Bruno, a chauffeur has promised his master to take care of the children when he's dead, and he refuses to break the promise. Even though they're now adults and demented. When some relatives come to visit because they are interested in the house, Bruno is kept busy by keeping the kids away from killing the visitors.
For the longest time I thought "Spider Baby" was a japanese movie, and for some reason that was something that kept me away from it. I certainly don't mind them, and some of my favorite movies are japanese, but they can also have a way of making the most interesting films boring. Now, going by the reputation, the cover I had seen (the cover for this release) and the year it was made, I didn't expect it to fall into the not-so-recent ghost trend that I dislike so much, so I eventually looked more into it. Well, when I finally did a year or two ago it turned out it's not japanese at all! Now that I got a chance to review it from Njutafilms I certainly felt it was about time to check it out.

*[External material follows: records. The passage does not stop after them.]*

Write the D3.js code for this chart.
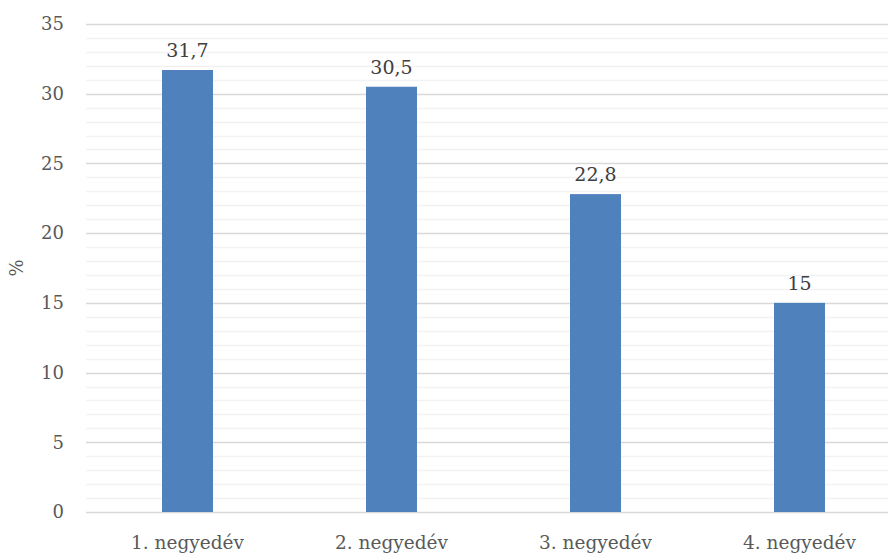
<!DOCTYPE html>
<html>
<head>
<meta charset="utf-8">
<script src="https://cdn.jsdelivr.net/npm/d3@7"></script>
<style>
  body { margin: 0; background: #fff; }
  svg text { font-family: "DejaVu Serif", serif; }
</style>
</head>
<body>
<script>
// Adatok
const categories = ["1. negyedév", "2. negyedév", "3. negyedév", "4. negyedév"];
const values = [31.7, 30.5, 22.8, 15];
const yTicks = [0, 5, 10, 15, 20, 25, 30, 35];

const W = 888, H = 555;
const plot = {left: 86, right: 888, top: 24, bottom: 512};

const svg = d3.select("body").append("svg")
  .attr("width", W)
  .attr("height", H);

const y = d3.scaleLinear().domain([0, 35]).range([plot.bottom, plot.top]);
const x = d3.scaleBand().domain(categories).range([85.5, 901.5]).padding(0);
const barW = x.bandwidth() * 0.25;

// Segédrácsvonalak (minden egész)
svg.append("g").selectAll("line")
  .data(d3.range(0, 36).filter(d => d % 5 !== 0))
  .enter().append("line")
  .attr("x1", plot.left).attr("x2", plot.right)
  .attr("y1", d => Math.round(y(d)) + 0.5).attr("y2", d => Math.round(y(d)) + 0.5)
  .style("stroke", "#f2f2f2").style("stroke-width", 1.5);

// Fő rácsvonalak
svg.append("g").selectAll("line")
  .data(yTicks)
  .enter().append("line")
  .attr("x1", plot.left).attr("x2", plot.right)
  .attr("y1", d => Math.round(y(d)) + 0.5).attr("y2", d => Math.round(y(d)) + 0.5)
  .style("stroke", "#d9d9d9").style("stroke-width", 1.5);

// Y tengely feliratok
svg.append("g").selectAll("text")
  .data(yTicks)
  .enter().append("text")
  .attr("x", 64).attr("y", d => y(d))
  .attr("dy", "0.35em")
  .attr("text-anchor", "end")
  .attr("font-size", 18)
  .attr("fill", "#595959")
  .text(d => d);

svg.append("text")
  .attr("transform", "translate(23," + 268 + ") rotate(-90)")
  .attr("text-anchor", "middle")
  .attr("font-size", 18)
  .attr("fill", "#595959")
  .text("%");

// Oszlopok
svg.append("g").selectAll("rect")
  .data(values)
  .enter().append("rect")
  .attr("x", (d, i) => x(categories[i]) + x.bandwidth() / 2 - barW / 2)
  .attr("width", barW)
  .attr("y", d => y(d))
  .attr("height", d => y(0) - y(d))
  .attr("fill", "#4f81bd");

// Értékcímkék
svg.append("g").selectAll("text")
  .data(values)
  .enter().append("text")
  .attr("x", (d, i) => x(categories[i]) + x.bandwidth() / 2)
  .attr("y", d => y(d) - 13)
  .attr("text-anchor", "middle")
  .attr("font-size", 19)
  .attr("fill", "#404040")
  .text(d => String(d).replace(".", ","));

// Kategória feliratok
svg.append("g").selectAll("text")
  .data(categories)
  .enter().append("text")
  .attr("x", d => x(d) + x.bandwidth() / 2)
  .attr("y", 549)
  .attr("text-anchor", "middle")
  .attr("font-size", 18.5)
  .attr("fill", "#595959")
  .text(d => d);
</script>
</body>
</html>
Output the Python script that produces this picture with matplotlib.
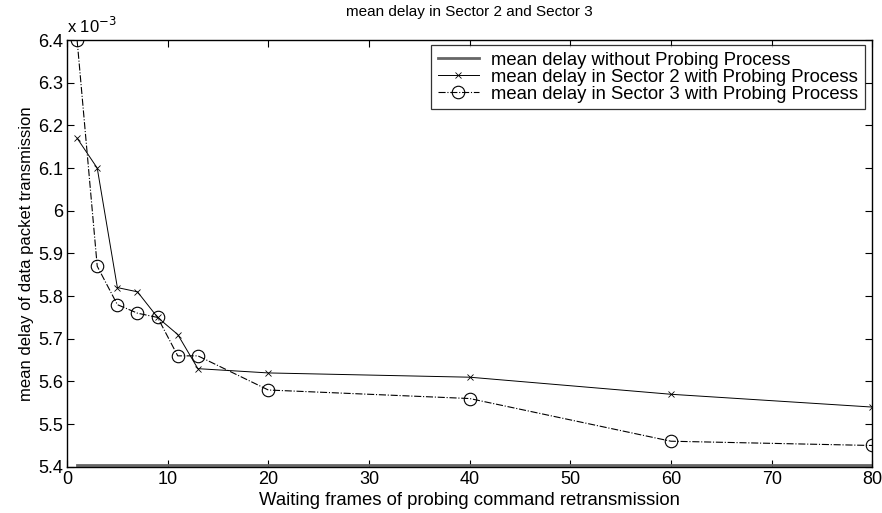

It's about three siblings who are all crazy in their own little way. We have Virginia who thinks she's a spider, throwing nets at her prey (people), and then stabs them to death. Elizabeth is the more mature one, but certainly not one against murder. And then we have Ralph, the absolutely retarded brother who sleeps in small spaces. They are all taken care of by the family chauffeur, who promised their father before he died that he would take care of them and never feel hatred for them. One day they get visitors who plan to spend the night...
You can definitely see "Spider Baby" as being part of the process to modern cinema, much like the zombie movie of the same year, "Night of the Living Dead". "Spider Baby" is a cross-breed, laying somewhere between the ghastly horrors of the 50's (and pre) and "Texas Chainsaw Massacre". There's the atmosphere and feel of the old movies, even adding their naive entertainment. But at the same time it features some at-the-time gruesome scenes and a dose of black comedy. They're all contributing factors to making "Spider Baby" a special film that deserves the praise it has gotten over the years.
I have never cared much for Sid Haig and I don't see why he is in everything horror nowadays, but he plays Ralph in this movie and he does it great. Lon Chaney Jr. is fantastic as the chauffeur - certainly the highlight of the movie, if you ask me. I think everyone, even the black guy who died early in the movie, were treating us with great acting that just fit the mixed style that the movie was going for.
"Spider Baby" hasn't left me amazed, but it's one of those movies that deserves being a cult phenomeneon. It's atmospheric, strange, funny, well-acted, has a good pacing, you name it. There's really nothing that keeps this from being a possible favorite for every horror movie lover.